THE WHEN, HOW OR IF of the realignment dominos falling apparently rests not with Texas but on the actions of a couple schools farther north, according to the pundit crowd. If either Nebraska and/or Notre Dame move to the Big Ten, (and ESPN put up a breaking news report Wednesday afternoon that Nebraska is doing just that), thus creating an economic tour de force, then all the other pieces will start falling into place.

Will the Pac-10 go after half the Big 12? Could they just grab the golden goose – Texas – and their in-state rival Aggies and effectively hit the same monetary jackpot without all the headaches of managing a 16-team league?
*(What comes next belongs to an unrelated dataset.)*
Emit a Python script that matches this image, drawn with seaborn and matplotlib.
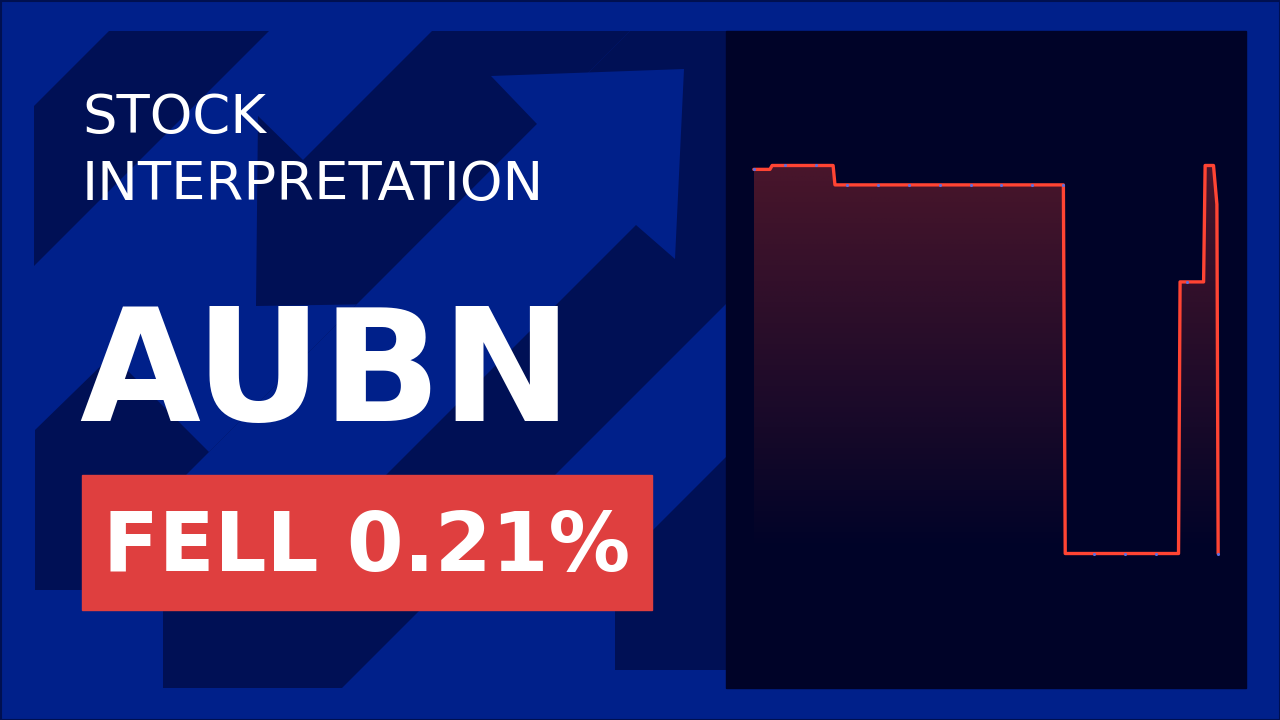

And just how would that 16-team league work when it came to scheduling? With a 12-game regular season football schedule, would each school play seven games against its divisional brethren, two against teams from the opposite division and then three standard non-conference games? Or would they opt for the pod-system, in which each division is split into two. So everyone in the Northwest Pod – WSU, UW, Oregon and Oregon State – would play each other and then round out the conference play list with two teams each from the other three pods?

I'm not sure I'd rather be playing the Sooners than the Sun Devils.

And what about basketball? No home-and-home series' anymore? How about the lesser sports? Does the volleyball team really want to schlep to Norman, Okla., for a weekday match and then get home with little sleep to get their coursework done?

It just might have to be that way because the dollars say so.